---------- Supplied material

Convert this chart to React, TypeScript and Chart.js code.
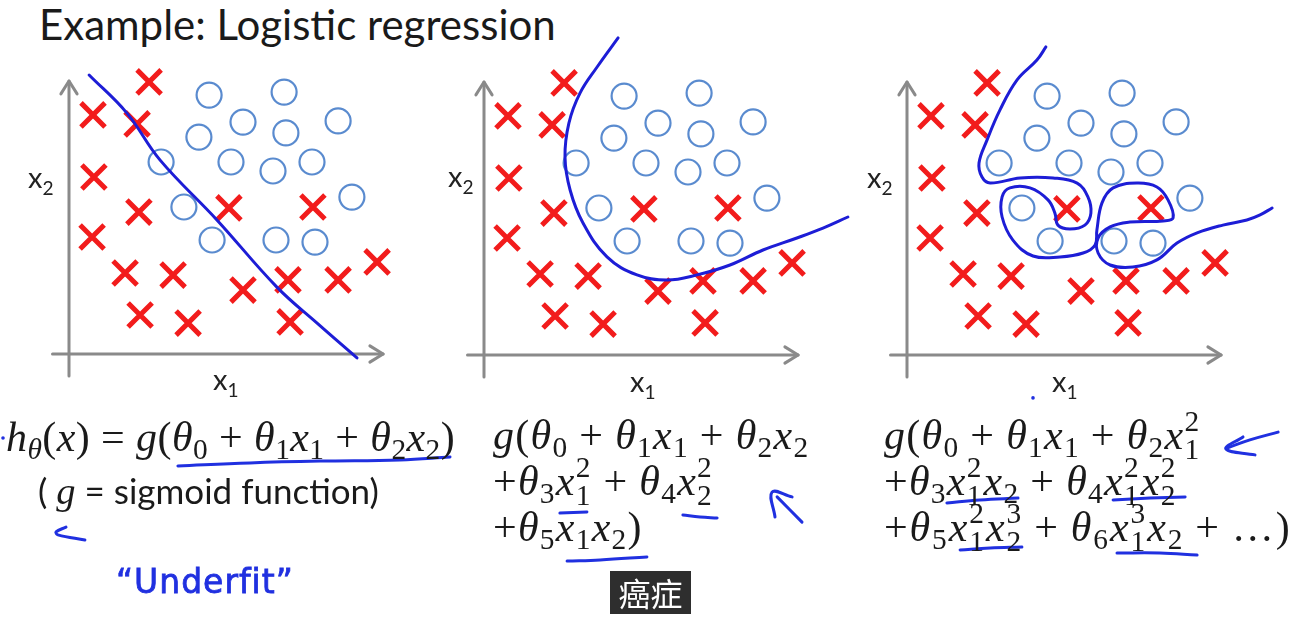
import React, { useEffect, useRef } from 'react';
import { Chart, registerables } from 'chart.js';

Chart.register(...registerables);

// ---------- data (units: 1 = 30px, origin at the axis crossing) ----------
const UNIT = 30;
const W = 1306;
const H = 623;

const titleText = 'Example: Logistic regression';
const panelOrigins: [number, number][] = [[69, 354], [484, 355], [907, 355]];

const crossX = [2.67, 0.8, 2.27, 0.83, 2.33, 5.33, 8.13, 0.77, 1.87, 3.47, 5.8, 7.3, 8.97, 10.27, 2.37, 3.97, 7.37];
const crossY = [9.07, 7.97, 7.67, 5.9, 4.73, 4.87, 4.9, 3.9, 2.7, 2.63, 2.13, 2.47, 2.47, 3.07, 1.3, 1.03, 1.07];

const circleX = [4.67, 7.17, 5.8, 7.23, 8.97, 4.33, 3.07, 5.4, 6.8, 8.1, 9.43, 3.83, 4.77, 6.9, 8.2];
const circleY = [8.63, 8.73, 7.73, 7.37, 7.77, 7.23, 6.4, 6.4, 6.1, 6.4, 5.23, 4.9, 3.8, 3.8, 3.73];

const linearBoundary: [number, number][] = [
  [0.67, 9.3], [1.93, 8.03], [3.03, 6.47], [4.93, 4.47], [6.93, 2.23], [8.27, 1.03], [9.6, -0.13],
];
const quadraticBoundary: [number, number][] = [
  [4.47, 10.57], [3.77, 9.6], [3.2, 8.73], [2.83, 7.73], [2.7, 6.6], [2.87, 5.5], [3.3, 4.4], [4.1, 3.27],
  [5.1, 2.67], [6.1, 2.5], [7.1, 2.67], [8.2, 3.0], [9.3, 3.5], [10.43, 3.9], [11.3, 4.23], [12.13, 4.6],
];
const overfitBoundary: [number, number][] = [
  [4.63, 10.27], [4.33, 9.83], [3.67, 9.17], [3.1, 8.17], [2.67, 7.17], [2.4, 6.4], [2.5, 5.93], [2.77, 5.73],
  [3.77, 5.9], [4.87, 5.9], [5.67, 5.73], [6.03, 5.27], [6.13, 4.73], [5.93, 4.33], [5.43, 4.2], [5.03, 4.33],
  [4.93, 4.73], [4.7, 5.17], [4.1, 5.57], [3.43, 5.57], [3.17, 5.27], [3.17, 4.6], [3.53, 3.83], [4.2, 3.3],
  [5.1, 3.27], [5.87, 3.4], [6.27, 3.67], [6.33, 4.17], [6.5, 5.07], [6.87, 5.57], [7.67, 5.73], [8.33, 5.6],
  [8.7, 5.17], [8.87, 4.57], [8.53, 4.47], [7.43, 4.43], [6.77, 4.27], [6.37, 3.9], [6.37, 3.4], [6.77, 3.0],
  [7.53, 2.93], [8.33, 3.17], [9.0, 3.73], [9.67, 4.07], [10.53, 4.33], [11.33, 4.5], [11.77, 4.67], [12.17, 4.9],
];

const axisXLine: [number, number][] = [[-0.55, 0], [10.47, 0]];
const axisYLine: [number, number][] = [[0, -0.73], [0, 9.1]];
const axisXHead: [number, number][] = [[10.03, 0.27], [10.47, 0], [10.03, -0.27]];
const axisYHead: [number, number][] = [[-0.27, 8.67], [0, 9.1], [0.27, 8.67]];

// hand-drawn annotation strokes and dots per panel
const notes1: [number, number][][] = [
  [[3.63, -3.73], [6.03, -3.63], [8.37, -3.57], [11.03, -3.53], [12.7, -3.43]],
  [[-0.1, -5.77], [-0.43, -5.93], [-0.37, -6.03], [0.53, -6.2]],
];
const dots1: [number, number][] = [[-2.2, -2.8]];
const notes2: [number, number][][] = [
  [[2.53, -5.27], [3.43, -5.23]],
  [[6.63, -5.33], [7.2, -5.4], [7.77, -5.43]],
  [[2.77, -6.87], [3.87, -6.83], [5.43, -6.73]],
  [[9.7, -5.4], [9.6, -4.57], [10.27, -4.73]],
  [[9.77, -4.73], [10.6, -5.57]],
];
const dots2: [number, number][] = [];
const notes3: [number, number][][] = [
  [[1.33, -4.93], [2.43, -4.83], [3.7, -4.77]],
  [[6.87, -4.83], [8.1, -4.77], [9.27, -4.73]],
  [[1.77, -6.5], [2.77, -6.43], [3.83, -6.4]],
  [[7.0, -6.6], [8.43, -6.6], [9.67, -6.67]],
  [[12.37, -2.57], [11.43, -2.83], [10.67, -3.1]],
  [[11.2, -2.73], [10.63, -3.13], [11.6, -3.33]],
];
const dots3: [number, number][] = [[4.2, -1.43]];

// ---------- styles ----------
const RED = '#f21c1c';
const LIGHT_BLUE = '#5a8bcf';
const DARK_BLUE = '#1d1dd6';
const PEN_BLUE = '#2030e0';
const GREY = '#8a8a8a';
const FONT_MATH = '"Liberation Serif", "Times New Roman", serif';
const FONT_SANS = 'Lato, "Open Sans", sans-serif';

const pts = (arr: [number, number][]) => arr.map(([x, y]) => ({ x, y }));

function lineDs(arr: [number, number][], color: string, width: number, tension: number) {
  return {
    data: pts(arr),
    showLine: true,
    borderColor: color,
    borderWidth: width,
    pointRadius: 0,
    tension,
    fill: false,
    borderCapStyle: 'round',
    borderJoinStyle: 'round',
  };
}

function makeConfig(
  origin: [number, number],
  boundary: [number, number][],
  notes: [number, number][][],
  dots: [number, number][]
) {
  const [ox, oy] = origin;
  const datasets: any[] = [];
  datasets.push(lineDs(boundary, DARK_BLUE, 3, 0.4));
  notes.forEach((n) => datasets.push(lineDs(n, PEN_BLUE, 3, 0.4)));
  datasets.push({
    data: pts(dots),
    pointStyle: 'circle',
    pointRadius: 1.8,
    borderWidth: 0,
    backgroundColor: PEN_BLUE,
    showLine: false,
  });
  datasets.push({
    data: crossX.map((x, i) => ({ x, y: crossY[i] })),
    pointStyle: 'crossRot',
    pointRadius: 17,
    borderColor: RED,
    borderWidth: 5,
    showLine: false,
  });
  datasets.push({
    data: circleX.map((x, i) => ({ x, y: circleY[i] })),
    pointStyle: 'circle',
    pointRadius: 12.5,
    borderColor: LIGHT_BLUE,
    backgroundColor: 'rgba(255,255,255,0)',
    borderWidth: 2.2,
    showLine: false,
  });
  datasets.push(lineDs(axisXLine, GREY, 3, 0));
  datasets.push(lineDs(axisYLine, GREY, 3, 0));
  datasets.push(lineDs(axisXHead, GREY, 3, 0));
  datasets.push(lineDs(axisYHead, GREY, 3, 0));
  return {
    type: 'scatter',
    data: { datasets },
    options: {
      responsive: false,
      animation: false,
      events: [],
      layout: { padding: 0, autoPadding: false },
      plugins: { legend: { display: false }, tooltip: { enabled: false } },
      scales: {
        x: { type: 'linear', display: false, min: -ox / UNIT, max: (W - ox) / UNIT },
        y: { type: 'linear', display: false, min: (oy - H) / UNIT, max: oy / UNIT },
      },
    },
  };
}

function PanelChart({ config }: { config: any }) {
  const ref = useRef<HTMLCanvasElement>(null);
  useEffect(() => {
    const chart = new Chart(ref.current as HTMLCanvasElement, config);
    return () => chart.destroy();
  }, []);
  return (
    <canvas
      ref={ref}
      width={W}
      height={H}
      style={{ position: 'absolute', left: 0, top: 0, width: W, height: H }}
    />
  );
}

// ---------- math text helpers ----------
const I = ({ children }: any) => <span style={{ fontStyle: 'italic' }}>{children}</span>;
const Sb = ({ children }: any) => (
  <span style={{ fontSize: '0.7em', verticalAlign: '-0.28em', lineHeight: 0 }}>{children}</span>
);
const SS = ({ sup, sub }: any) => (
  <span style={{ display: 'inline-block', position: 'relative', width: '0.4em', height: '0.1em' }}>
    <span style={{ position: 'absolute', left: 0, bottom: '0.42em', fontSize: '0.7em', lineHeight: 1 }}>{sup}</span>
    <span style={{ position: 'absolute', left: 0, top: '-0.32em', fontSize: '0.7em', lineHeight: 1 }}>{sub}</span>
  </span>
);
const Op = ({ c }: any) => <span style={{ margin: '0 0.26em' }}>{c}</span>;

const MATH_SIZE = 42;
function MathLine({ left, baseline, spacing = 0.03, children }: any) {
  return (
    <div
      style={{
        position: 'absolute',
        left,
        top: baseline - 0.8375 * MATH_SIZE,
        fontFamily: FONT_MATH,
        fontSize: MATH_SIZE,
        lineHeight: 1,
        letterSpacing: spacing + 'em',
        whiteSpace: 'nowrap',
        color: '#1a1a1a',
      }}
    >
      {children}
    </div>
  );
}

function AxisLabel({ left, baseline, sub }: any) {
  const fs = 29;
  return (
    <div
      style={{
        position: 'absolute',
        left,
        top: baseline - 0.887 * fs,
        fontFamily: FONT_SANS,
        fontSize: fs,
        lineHeight: 1,
        color: '#222',
        whiteSpace: 'nowrap',
      }}
    >
      x<span style={{ fontSize: '0.66em', verticalAlign: '-0.35em', lineHeight: 0 }}>{sub}</span>
    </div>
  );
}

export default function App() {
  const configs = [
    makeConfig(panelOrigins[0], linearBoundary, notes1, dots1),
    makeConfig(panelOrigins[1], quadraticBoundary, notes2, dots2),
    makeConfig(panelOrigins[2], overfitBoundary, notes3, dots3),
  ];
  return (
    <div
      style={{
        position: 'fixed',
        left: 0,
        top: 0,
        width: W,
        height: H,
        background: '#ffffff',
        overflow: 'hidden',
      }}
    >
      <div
        style={{
          position: 'absolute',
          left: 39,
          top: 40 - 0.887 * 42,
          fontFamily: FONT_SANS,
          fontSize: 42,
          lineHeight: 1,
          color: '#1a1a1a',
          whiteSpace: 'nowrap',
        }}
      >
        {titleText}
      </div>

      {configs.map((c, i) => (
        <PanelChart key={i} config={c} />
      ))}

      <AxisLabel left={28} baseline={188} sub="2" />
      <AxisLabel left={213} baseline={390} sub="1" />
      <AxisLabel left={448} baseline={187} sub="2" />
      <AxisLabel left={630} baseline={392} sub="1" />
      <AxisLabel left={867} baseline={188} sub="2" />
      <AxisLabel left={1052} baseline={392} sub="1" />

      {/* panel 1 formula */}
      <MathLine left={6} baseline={451} spacing={0.01}>
        <I>h</I>
        <Sb><I>θ</I></Sb>(<I>x</I>)<Op c="=" />
        <I>g</I>(<I>θ</I><Sb>0</Sb><Op c="+" /><I>θ</I><Sb>1</Sb><I>x</I><Sb>1</Sb><Op c="+" />
        <I>θ</I><Sb>2</Sb><I>x</I><Sb>2</Sb>)
      </MathLine>
      <div
        style={{
          position: 'absolute',
          left: 38,
          top: 503 - 0.887 * 35,
          fontFamily: FONT_SANS,
          fontSize: 35,
          lineHeight: 1,
          color: '#1a1a1a',
          whiteSpace: 'nowrap',
        }}
      >
        ({' '}
        <span style={{ fontFamily: FONT_MATH, fontStyle: 'italic', fontSize: '1.1em' }}>g</span> = sigmoid function)
      </div>
      <div
        style={{
          position: 'absolute',
          left: 116,
          top: 591 - 0.8 * 33,
          fontFamily: '"DejaVu Sans", sans-serif',
          fontSize: 33,
          lineHeight: 1,
          color: PEN_BLUE,
          whiteSpace: 'nowrap',
          letterSpacing: 1,
          WebkitTextStroke: '0.8px ' + PEN_BLUE,
        }}
      >
        “Underfit”
      </div>

      {/* panel 2 formula */}
      <MathLine left={493} baseline={449}>
        <I>g</I>(<I>θ</I><Sb>0</Sb><Op c="+" /><I>θ</I><Sb>1</Sb><I>x</I><Sb>1</Sb><Op c="+" />
        <I>θ</I><Sb>2</Sb><I>x</I><Sb>2</Sb>
      </MathLine>
      <MathLine left={493} baseline={495}>
        +<I>θ</I><Sb>3</Sb><I>x</I><SS sup="2" sub="1" /><Op c="+" /><I>θ</I><Sb>4</Sb><I>x</I><SS sup="2" sub="2" />
      </MathLine>
      <MathLine left={493} baseline={541}>
        +<I>θ</I><Sb>5</Sb><I>x</I><Sb>1</Sb><I>x</I><Sb>2</Sb>)
      </MathLine>

      {/* panel 3 formula */}
      <MathLine left={884} baseline={449}>
        <I>g</I>(<I>θ</I><Sb>0</Sb><Op c="+" /><I>θ</I><Sb>1</Sb><I>x</I><Sb>1</Sb><Op c="+" />
        <I>θ</I><Sb>2</Sb><I>x</I><SS sup="2" sub="1" />
      </MathLine>
      <MathLine left={884} baseline={495}>
        +<I>θ</I><Sb>3</Sb><I>x</I><SS sup="2" sub="1" /><I>x</I><Sb>2</Sb><Op c="+" />
        <I>θ</I><Sb>4</Sb><I>x</I><SS sup="2" sub="1" /><I>x</I><SS sup="2" sub="2" />
      </MathLine>
      <MathLine left={884} baseline={541} spacing={0.045}>
        +<I>θ</I><Sb>5</Sb><I>x</I><SS sup="2" sub="1" /><I>x</I><SS sup="3" sub="2" /><Op c="+" />
        <I>θ</I><Sb>6</Sb><I>x</I><SS sup="3" sub="1" /><I>x</I><Sb>2</Sb><Op c="+" />…)
      </MathLine>

      {/* subtitle */}
      <div
        style={{
          position: 'absolute',
          left: 610,
          top: 571,
          width: 81,
          height: 43,
          background: '#2e2e2e',
          color: '#ffffff',
          fontFamily: '"Noto Sans CJK SC", sans-serif',
          fontSize: 32,
          lineHeight: '43px',
          textAlign: 'center',
        }}
      >
        癌症
      </div>
    </div>
  );
}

--------------------

### What is expected
With the pictures left out, restate word for word every line of the data above, from the first down to the line that contains "const panelOrigins: [number, number][]".

### Response for this exercise
Convert this chart to React, TypeScript and Chart.js code.
import React, { useEffect, useRef } from 'react';
import { Chart, registerables } from 'chart.js';

Chart.register(...registerables);

// ---------- data (units: 1 = 30px, origin at the axis crossing) ----------
const UNIT = 30;
const W = 1306;
const H = 623;

const titleText = 'Example: Logistic regression';
const panelOrigins: [number, number][] = [[69, 354], [484, 355], [907, 355]];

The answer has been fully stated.